/---

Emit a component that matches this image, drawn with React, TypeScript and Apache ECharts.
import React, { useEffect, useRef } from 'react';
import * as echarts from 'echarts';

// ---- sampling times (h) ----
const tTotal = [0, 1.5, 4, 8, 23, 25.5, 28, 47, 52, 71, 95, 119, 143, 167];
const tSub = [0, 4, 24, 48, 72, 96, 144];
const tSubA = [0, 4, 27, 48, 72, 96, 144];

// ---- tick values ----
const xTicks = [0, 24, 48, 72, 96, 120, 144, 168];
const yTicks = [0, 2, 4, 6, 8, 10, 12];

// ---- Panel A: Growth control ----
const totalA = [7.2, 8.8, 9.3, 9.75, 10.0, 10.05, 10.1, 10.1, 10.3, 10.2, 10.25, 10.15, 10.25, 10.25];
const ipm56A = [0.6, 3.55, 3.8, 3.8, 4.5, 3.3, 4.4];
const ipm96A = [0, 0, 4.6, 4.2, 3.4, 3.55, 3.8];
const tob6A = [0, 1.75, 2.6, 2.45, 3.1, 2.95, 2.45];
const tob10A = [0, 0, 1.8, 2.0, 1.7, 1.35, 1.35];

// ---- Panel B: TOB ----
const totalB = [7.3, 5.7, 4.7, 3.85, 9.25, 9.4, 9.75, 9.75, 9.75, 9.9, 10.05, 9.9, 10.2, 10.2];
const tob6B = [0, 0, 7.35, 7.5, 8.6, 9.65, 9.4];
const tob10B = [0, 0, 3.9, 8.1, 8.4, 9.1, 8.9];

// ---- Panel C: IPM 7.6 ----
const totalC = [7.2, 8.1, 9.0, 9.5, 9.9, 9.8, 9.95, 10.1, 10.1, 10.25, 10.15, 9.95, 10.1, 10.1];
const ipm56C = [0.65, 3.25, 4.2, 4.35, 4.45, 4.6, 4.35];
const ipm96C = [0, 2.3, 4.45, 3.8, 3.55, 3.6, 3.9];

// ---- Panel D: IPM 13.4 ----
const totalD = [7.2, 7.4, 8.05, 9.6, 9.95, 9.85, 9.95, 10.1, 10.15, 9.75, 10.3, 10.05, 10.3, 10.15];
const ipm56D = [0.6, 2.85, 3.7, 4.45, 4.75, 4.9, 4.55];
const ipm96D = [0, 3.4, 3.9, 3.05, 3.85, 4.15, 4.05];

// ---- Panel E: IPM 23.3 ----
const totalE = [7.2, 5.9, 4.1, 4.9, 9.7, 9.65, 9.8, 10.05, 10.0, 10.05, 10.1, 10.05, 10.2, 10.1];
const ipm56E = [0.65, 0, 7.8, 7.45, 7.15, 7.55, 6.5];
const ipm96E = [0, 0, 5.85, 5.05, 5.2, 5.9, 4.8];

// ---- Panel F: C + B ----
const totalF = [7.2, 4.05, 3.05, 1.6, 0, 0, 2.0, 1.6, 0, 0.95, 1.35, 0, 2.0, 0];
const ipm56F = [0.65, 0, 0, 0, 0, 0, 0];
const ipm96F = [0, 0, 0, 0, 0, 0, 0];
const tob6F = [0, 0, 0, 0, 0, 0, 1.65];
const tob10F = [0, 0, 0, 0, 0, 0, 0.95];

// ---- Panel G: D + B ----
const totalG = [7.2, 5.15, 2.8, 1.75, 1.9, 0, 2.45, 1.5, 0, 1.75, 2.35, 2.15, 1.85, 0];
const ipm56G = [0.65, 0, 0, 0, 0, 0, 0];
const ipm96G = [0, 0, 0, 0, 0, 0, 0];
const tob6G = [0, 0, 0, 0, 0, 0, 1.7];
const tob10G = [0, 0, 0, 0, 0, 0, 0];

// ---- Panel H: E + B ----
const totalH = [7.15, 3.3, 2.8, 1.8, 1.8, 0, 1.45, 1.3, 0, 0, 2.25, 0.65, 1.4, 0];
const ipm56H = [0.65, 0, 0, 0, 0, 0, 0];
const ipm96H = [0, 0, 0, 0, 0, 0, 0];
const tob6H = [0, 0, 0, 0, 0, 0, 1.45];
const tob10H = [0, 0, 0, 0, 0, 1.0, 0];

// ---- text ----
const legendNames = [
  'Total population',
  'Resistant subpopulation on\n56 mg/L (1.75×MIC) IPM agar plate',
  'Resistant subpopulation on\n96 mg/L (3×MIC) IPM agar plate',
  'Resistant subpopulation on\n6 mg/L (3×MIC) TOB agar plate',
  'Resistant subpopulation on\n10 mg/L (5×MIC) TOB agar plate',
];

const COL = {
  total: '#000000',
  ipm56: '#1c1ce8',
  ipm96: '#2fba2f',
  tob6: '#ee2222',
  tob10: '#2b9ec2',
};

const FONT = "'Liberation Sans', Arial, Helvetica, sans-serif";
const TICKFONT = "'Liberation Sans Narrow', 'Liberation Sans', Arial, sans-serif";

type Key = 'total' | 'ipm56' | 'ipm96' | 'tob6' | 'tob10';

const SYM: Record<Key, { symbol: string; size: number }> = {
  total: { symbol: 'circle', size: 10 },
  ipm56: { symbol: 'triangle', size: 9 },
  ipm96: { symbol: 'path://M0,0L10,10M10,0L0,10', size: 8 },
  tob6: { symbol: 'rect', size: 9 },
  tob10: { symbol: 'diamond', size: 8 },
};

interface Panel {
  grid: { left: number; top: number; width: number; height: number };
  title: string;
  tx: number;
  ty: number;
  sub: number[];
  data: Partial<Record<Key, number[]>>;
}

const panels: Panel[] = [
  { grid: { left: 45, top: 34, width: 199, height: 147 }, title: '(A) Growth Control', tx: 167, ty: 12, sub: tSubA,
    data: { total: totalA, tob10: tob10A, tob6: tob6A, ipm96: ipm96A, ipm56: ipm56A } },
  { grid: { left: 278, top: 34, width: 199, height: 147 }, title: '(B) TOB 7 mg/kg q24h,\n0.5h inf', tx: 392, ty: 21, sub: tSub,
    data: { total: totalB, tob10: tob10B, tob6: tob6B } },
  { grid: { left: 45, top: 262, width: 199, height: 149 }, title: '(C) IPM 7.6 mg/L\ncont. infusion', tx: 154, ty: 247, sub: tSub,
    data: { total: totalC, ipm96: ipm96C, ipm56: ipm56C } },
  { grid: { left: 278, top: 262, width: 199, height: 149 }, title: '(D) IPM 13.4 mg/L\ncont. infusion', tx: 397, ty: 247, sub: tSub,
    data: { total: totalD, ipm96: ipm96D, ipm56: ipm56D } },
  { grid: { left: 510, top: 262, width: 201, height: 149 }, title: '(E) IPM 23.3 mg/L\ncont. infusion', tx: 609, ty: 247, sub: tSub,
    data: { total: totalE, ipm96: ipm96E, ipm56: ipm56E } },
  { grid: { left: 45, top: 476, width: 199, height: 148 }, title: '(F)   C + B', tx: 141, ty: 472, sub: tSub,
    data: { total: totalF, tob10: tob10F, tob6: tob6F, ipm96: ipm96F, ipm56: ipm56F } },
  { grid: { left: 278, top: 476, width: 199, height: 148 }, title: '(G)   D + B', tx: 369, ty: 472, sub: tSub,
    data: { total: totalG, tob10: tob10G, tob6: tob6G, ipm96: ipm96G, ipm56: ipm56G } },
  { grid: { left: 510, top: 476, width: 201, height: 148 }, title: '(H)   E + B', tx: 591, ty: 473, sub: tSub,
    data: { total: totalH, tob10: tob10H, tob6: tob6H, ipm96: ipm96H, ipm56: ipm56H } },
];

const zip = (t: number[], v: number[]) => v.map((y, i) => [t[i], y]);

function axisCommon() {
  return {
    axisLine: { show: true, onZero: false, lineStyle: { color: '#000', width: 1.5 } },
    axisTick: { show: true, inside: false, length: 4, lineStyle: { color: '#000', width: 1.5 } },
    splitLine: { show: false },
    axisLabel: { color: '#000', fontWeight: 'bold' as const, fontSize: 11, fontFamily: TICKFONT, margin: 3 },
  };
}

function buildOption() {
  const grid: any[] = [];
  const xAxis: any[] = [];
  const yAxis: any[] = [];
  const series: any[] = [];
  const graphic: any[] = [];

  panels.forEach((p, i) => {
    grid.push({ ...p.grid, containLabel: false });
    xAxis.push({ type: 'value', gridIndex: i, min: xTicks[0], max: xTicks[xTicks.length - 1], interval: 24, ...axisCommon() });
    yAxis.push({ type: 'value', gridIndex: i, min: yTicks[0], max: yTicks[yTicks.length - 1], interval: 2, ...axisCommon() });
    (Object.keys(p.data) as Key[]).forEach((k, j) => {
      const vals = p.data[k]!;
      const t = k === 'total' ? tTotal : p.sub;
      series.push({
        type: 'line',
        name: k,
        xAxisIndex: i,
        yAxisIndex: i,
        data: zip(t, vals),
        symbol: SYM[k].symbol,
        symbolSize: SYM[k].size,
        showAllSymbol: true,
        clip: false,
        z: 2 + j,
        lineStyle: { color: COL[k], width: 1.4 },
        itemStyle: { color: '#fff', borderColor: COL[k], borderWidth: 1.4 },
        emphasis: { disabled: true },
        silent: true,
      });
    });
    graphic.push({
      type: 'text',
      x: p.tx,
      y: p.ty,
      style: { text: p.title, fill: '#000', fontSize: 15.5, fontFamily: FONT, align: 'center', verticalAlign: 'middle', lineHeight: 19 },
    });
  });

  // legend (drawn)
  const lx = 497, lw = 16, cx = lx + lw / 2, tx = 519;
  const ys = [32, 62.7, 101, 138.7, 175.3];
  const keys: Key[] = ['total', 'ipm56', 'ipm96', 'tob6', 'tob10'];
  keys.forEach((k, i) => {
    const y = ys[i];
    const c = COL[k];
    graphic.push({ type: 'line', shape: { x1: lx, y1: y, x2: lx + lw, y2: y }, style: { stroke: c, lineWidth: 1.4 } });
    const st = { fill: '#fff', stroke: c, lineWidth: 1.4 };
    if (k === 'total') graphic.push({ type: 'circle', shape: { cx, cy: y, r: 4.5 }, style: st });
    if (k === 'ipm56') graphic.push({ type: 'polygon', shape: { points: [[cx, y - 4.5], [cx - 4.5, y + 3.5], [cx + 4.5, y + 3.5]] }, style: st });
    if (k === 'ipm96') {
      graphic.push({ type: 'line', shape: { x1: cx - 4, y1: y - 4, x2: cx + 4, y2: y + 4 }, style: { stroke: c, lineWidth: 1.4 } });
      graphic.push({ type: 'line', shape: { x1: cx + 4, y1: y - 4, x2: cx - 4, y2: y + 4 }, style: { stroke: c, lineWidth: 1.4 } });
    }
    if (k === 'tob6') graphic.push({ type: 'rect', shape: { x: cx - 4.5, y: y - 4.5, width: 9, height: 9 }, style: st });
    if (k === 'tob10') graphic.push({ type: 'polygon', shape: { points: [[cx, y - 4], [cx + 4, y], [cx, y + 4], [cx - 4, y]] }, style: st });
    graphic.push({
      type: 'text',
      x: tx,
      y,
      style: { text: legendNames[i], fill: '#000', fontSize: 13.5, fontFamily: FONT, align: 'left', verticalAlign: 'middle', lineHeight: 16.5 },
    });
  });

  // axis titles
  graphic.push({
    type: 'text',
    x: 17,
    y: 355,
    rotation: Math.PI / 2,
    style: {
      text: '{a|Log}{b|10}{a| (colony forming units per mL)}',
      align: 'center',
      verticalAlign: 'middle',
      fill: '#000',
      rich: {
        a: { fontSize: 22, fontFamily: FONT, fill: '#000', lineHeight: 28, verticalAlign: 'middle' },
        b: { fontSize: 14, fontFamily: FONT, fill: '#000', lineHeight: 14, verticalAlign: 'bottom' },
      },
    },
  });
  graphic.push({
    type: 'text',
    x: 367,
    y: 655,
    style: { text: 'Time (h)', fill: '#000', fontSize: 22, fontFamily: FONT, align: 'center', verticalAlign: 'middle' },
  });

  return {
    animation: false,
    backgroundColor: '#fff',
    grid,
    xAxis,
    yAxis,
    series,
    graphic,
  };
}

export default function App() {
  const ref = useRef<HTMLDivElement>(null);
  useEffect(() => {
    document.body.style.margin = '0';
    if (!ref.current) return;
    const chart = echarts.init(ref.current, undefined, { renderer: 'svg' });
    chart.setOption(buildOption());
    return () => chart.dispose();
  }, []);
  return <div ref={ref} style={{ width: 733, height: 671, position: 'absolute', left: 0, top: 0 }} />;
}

\---

> **Problem description**: Each line from the top of the material above through the line with "const tob10B = [0, 0, 3.9, 8.1, 8.4, 9.1, 8.9];" must be echoed exactly, and no other line.

> **Output**:
Emit a component that matches this image, drawn with React, TypeScript and Apache ECharts.
import React, { useEffect, useRef } from 'react';
import * as echarts from 'echarts';

// ---- sampling times (h) ----
const tTotal = [0, 1.5, 4, 8, 23, 25.5, 28, 47, 52, 71, 95, 119, 143, 167];
const tSub = [0, 4, 24, 48, 72, 96, 144];
const tSubA = [0, 4, 27, 48, 72, 96, 144];

// ---- tick values ----
const xTicks = [0, 24, 48, 72, 96, 120, 144, 168];
const yTicks = [0, 2, 4, 6, 8, 10, 12];

// ---- Panel A: Growth control ----
const totalA = [7.2, 8.8, 9.3, 9.75, 10.0, 10.05, 10.1, 10.1, 10.3, 10.2, 10.25, 10.15, 10.25, 10.25];
const ipm56A = [0.6, 3.55, 3.8, 3.8, 4.5, 3.3, 4.4];
const ipm96A = [0, 0, 4.6, 4.2, 3.4, 3.55, 3.8];
const tob6A = [0, 1.75, 2.6, 2.45, 3.1, 2.95, 2.45];
const tob10A = [0, 0, 1.8, 2.0, 1.7, 1.35, 1.35];

// ---- Panel B: TOB ----
const totalB = [7.3, 5.7, 4.7, 3.85, 9.25, 9.4, 9.75, 9.75, 9.75, 9.9, 10.05, 9.9, 10.2, 10.2];
const tob6B = [0, 0, 7.35, 7.5, 8.6, 9.65, 9.4];
const tob10B = [0, 0, 3.9, 8.1, 8.4, 9.1, 8.9];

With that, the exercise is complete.